Critics of the Jedi system also point to the separation of children from their families. Although parents generally consented to their children joining the Order, younglings grew up almost entirely within the institution. Their identity, education, friendships, and worldview developed under Jedi supervision from the earliest years of life.

This approach produced generations of disciplined and honorable guardians. It also created an Order that sometimes appeared detached from the ordinary citizens it existed to protect. By the final years of the Republic, the Jedi had become highly respected, yet increasingly isolated from the people they served.

Luke Skywalker trains Grogu in "The Book of Boba Fett."
Luke Skywalker carried Grogu's training forward while departing from one of the old Jedi Order's strictest traditions.

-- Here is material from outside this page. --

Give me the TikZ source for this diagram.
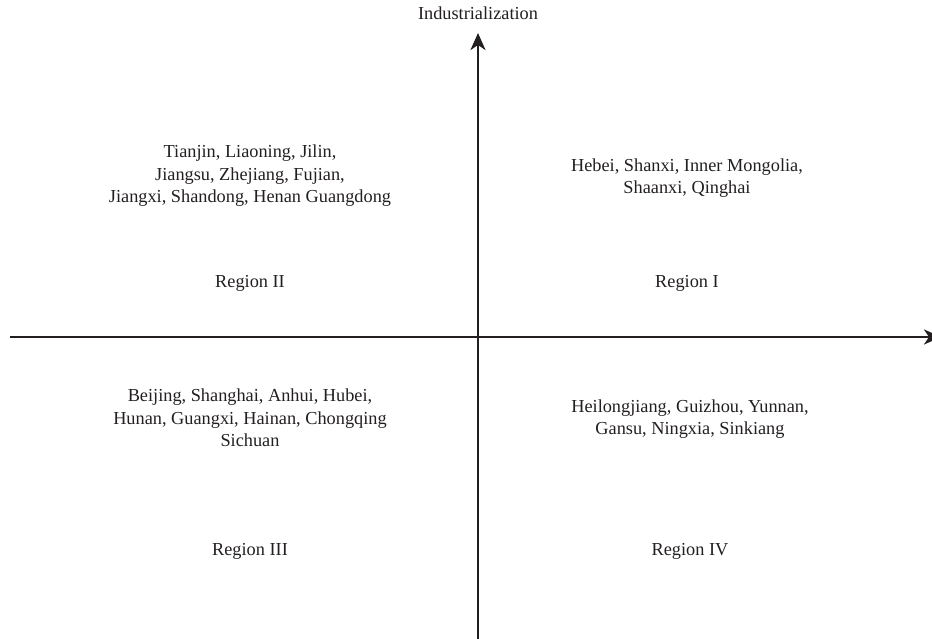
\documentclass[tikz,border=0pt]{standalone}
\usepackage{fontspec}
\setmainfont{Liberation Serif}
\usetikzlibrary{arrows.meta}
\definecolor{ink}{HTML}{231F20}
\tikzset{
  axis/.style={line width=2.7pt, draw=ink, -{Stealth[length=17pt,width=15pt,inset=5pt]}},
  lbl/.style={text=ink, font=\fontsize{18.3}{22.5}\selectfont, align=center, inner sep=0pt},
}
\begin{document}
\begin{tikzpicture}[x=1pt,y=-1pt]
\useasboundingbox (0,0) rectangle (932,639);
\coordinate (xs) at (10,337);
\coordinate (xe) at (941,337);
\coordinate (ys) at (478,639);
\coordinate (ye) at (478,33);
\draw[axis] (xs) -- (xe);
\draw[axis] (ys) -- (ye);
\node[lbl] (title) at (478,13) {Industrialization};
\node[lbl] (q2) at (250,176) {Tianjin, Liaoning, Jilin,\\Jiangsu, Zhejiang, Fujian,\\Jiangxi, Shandong, Henan Guangdong};
\node[lbl] (q1) at (687,178) {Hebei, Shanxi, Inner Mongolia,\\Shaanxi, Qinghai};
\node[lbl] (r2) at (250,283) {Region II};
\node[lbl] (r1) at (687,283) {Region I};
\node[lbl] (q3) at (250,418) {Beijing, Shanghai, Anhui, Hubei,\\Hunan, Guangxi, Hainan, Chongqing\\Sichuan};
\node[lbl] (q4) at (690,419) {Heilongjiang, Guizhou, Yunnan,\\Gansu, Ningxia, Sinkiang};
\node[lbl] (r3) at (250,551) {Region III};
\node[lbl] (r4) at (690,551) {Region IV};
\end{tikzpicture}
\end{document}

Grogu began his new life as a Jedi after years of experience beyond the Temple.

A Different Path

Later "Star Wars" stories suggest that the old rules were not absolute. Luke Skywalker accepted older students after the fall of the Empire, demonstrating that adults could still learn the ways of the Force. While early instruction remained valuable, it was no longer treated as the only acceptable path.

This evolution reflects one of the central themes of "Star Wars." Every generation inherits traditions from the past, but wisdom also requires recognizing when those traditions need refinement. The Jedi Order preserved peace for centuries through discipline and self-sacrifice, yet its greatest strengths sometimes became its greatest limitations.

The Jedi trained children from a young age because they believed emotional discipline, moral character, and mastery of the Force developed most effectively before lifelong attachments became deeply rooted. Their system produced countless noble protectors who devoted their lives to serving others. It also carried significant human costs that later generations of Jedi sought to understand. That balance between wisdom and imperfection remains one of the reasons the Jedi continue to fascinate audiences nearly five decades after "Star Wars" first appeared in theaters.